1. prepare to die (gets their attention)

2. because you killed my father (explanation)

3. I am Inigo Montoya (background info)

Beware of things that "work" in movies. I've been led astray by that too many times.

BTW, ever wonder why movies start out with an action sequence that often has little to do with the rest of the movie? It's to get your attention. Let's face it, you and I watch the first couple minutes of a movie to decide if we want to invest more time in it or click to the next Netflix movie. (Do we care who the director is? Nope.)

Much in life works the same way.

1 comments

I think you may be missing the point. It's a mnemonic, not a rationale.
Mnemonics almost always imply an order. My point is the order is backwards, even though people naturally assume that the first step is introducing oneself. They naturally assume that their name is the most important thing because it is the most important thing to them.

But for other people, one's name is the least important thing, because of course what it most important to them is what affects them.

Once one realizes this principle, you'll see it in action everywhere.

Who is involved in what tends to be very high on the list of important parameters.

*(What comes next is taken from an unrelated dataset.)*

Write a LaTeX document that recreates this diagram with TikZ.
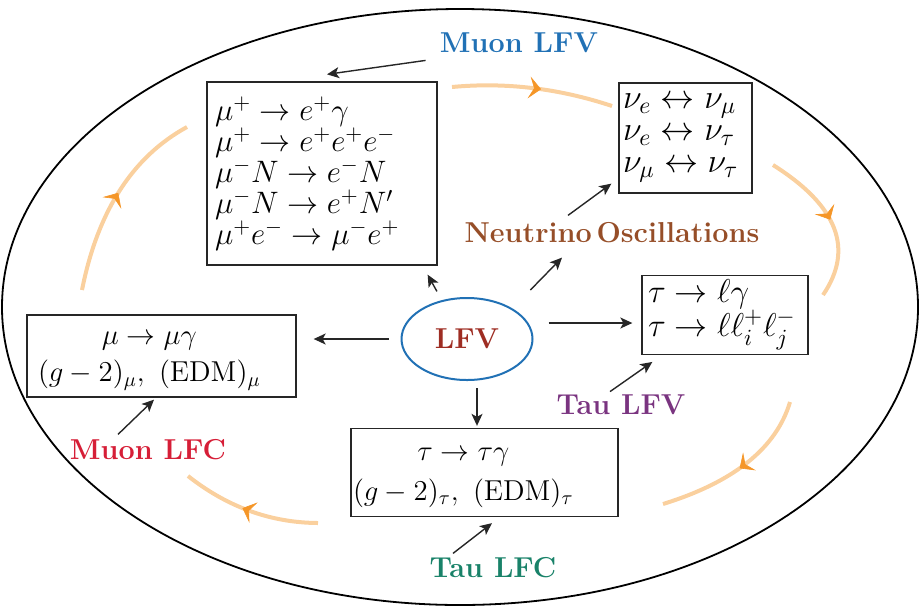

To your point, though, you'd of course tailor this to your audience. For example: you might say "marketing" or "the engineering team" instead of "Tom, Dick and Harry".

Agreed. I think your counterpart is too focused on the person's _name_ rather than the contextual _role_ that the person occupies.

If someone is coming to me with a question, it is extremely helpful to know up front who they are (with respect to their role, not so much their name) in order to immediately start narrowing down the relevant contextual parameters that will be framing my understanding of their problem and my response. I don't want to read a wall of text while thinking of how to respond from an engineering perspective, only to discover at the end that the person lacks technical aptitude.

If you're a celebrity your audience has heard of, yes. Otherwise, no.